Etablissement des Ecoles.

 

Ce fut pour Mr. Gleyo et moi une grande joie de nous revoir, et de nous communiquer nos sentiments réciproques ; il établit dans son district toutes les pratiques de piété qui étaient en usage dans le nôtre, et il en fut si enchanté, qu’il en écrivit à Mgr. pour en faire l’éloge, en rapportant le fruit qu’elles produisaient. Je lui parlai encore d’un autre projet que je roulais dans mon esprit : c’était l’établissement des écoles chrétiennes de filles ; il le rejeta d’abord, le regardant comme impossible, et il m’exposa les raisons qui lui paraissaient devoir rendre ce dessein impraticable. Cependant après mon départ, il y pensait toujours, discutant le pour et le contre ; enfin il se dit à lui-même : Si c’est la volonté de Dieu, il n’y aura pas d’obstacles qu’on ne surmonte ; et là-dessus, il commença à prier. Comme il disait l’Avé Maria, la Saint Vierge lui apparut par derrière (pour lui marquer qu’il lui tournait le dos et qu’il lui était opposé), et elle lui dit par une inspiration formelle : " cet établissement est mon ouvrage. "

Mr. Gleyo s’attendait d’autant moins à cela, que c’était le contraire de ce qu’il pensait ; il ne manqua pas de m’écrire ce qui lui était arrivé. Je lui envoyai une vierge nommée Françoise Gên, de Hê Kiâ tung. Son père était un avare, mais réglé à l’extérieur ; sa mère fort attachée au temporel et à l’ouvrage ; mais avec le secours divin et bien des pleines, comme il y avait chez elle un bon fonds, elle devint un excellent sujet. Cette fille étant venue, accompagnée décemment, après un voyage de vingt jours environ, fut très mal reçue par les principaux du lieu ; on murmurait contre elle, disant par jalousie qu’on n’avait pas besoin d’une fille étrangère pour les venir enseigner ni leurs enfants.
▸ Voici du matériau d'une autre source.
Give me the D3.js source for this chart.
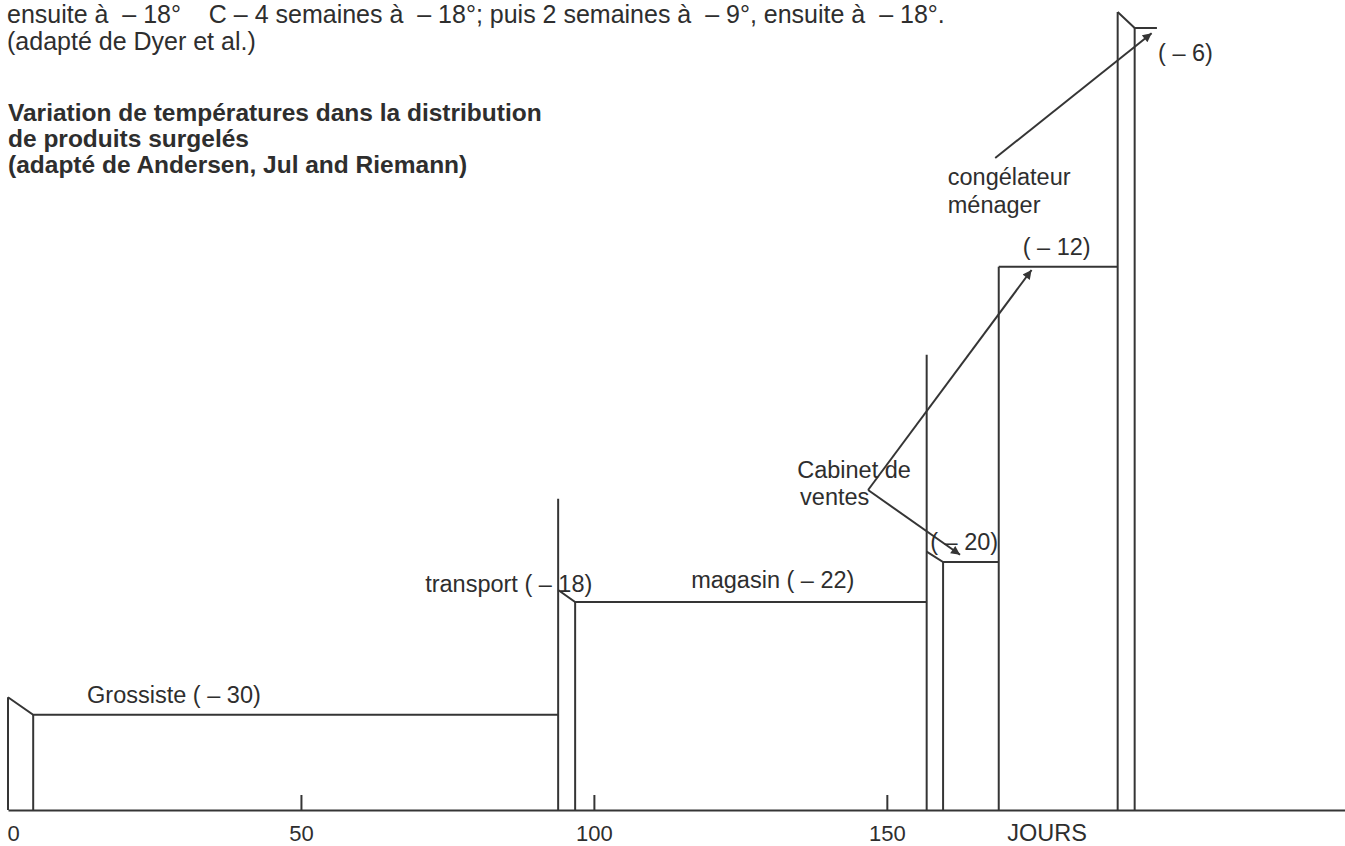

Mr. Gleyo la plaça dans un endroit où on ne la regardait pas, et où on la laissait mourir de faim ; une bonne femme me dit qu’on la laissa trois jours sans manger ; comme elle était fort sensible, cette affliction la pénétra de douleur ; mais la grâce la soutenait, elle souffrait tout en silence ; c’est une grande âme que Dieu a toujours conduite par les voies de la croix, et ce commencement si humiliant eut les plus heureuses suites .On commença à prendre confiance en elle ; elle édifia par ses exemples et ses instructions, elle alla ensuite dans la province de l’Yûn-nân, où la providence établit la plus belle école, où elle forma des filles plus âgées qu’elle, et les rendit capables de devenir des maîtresses.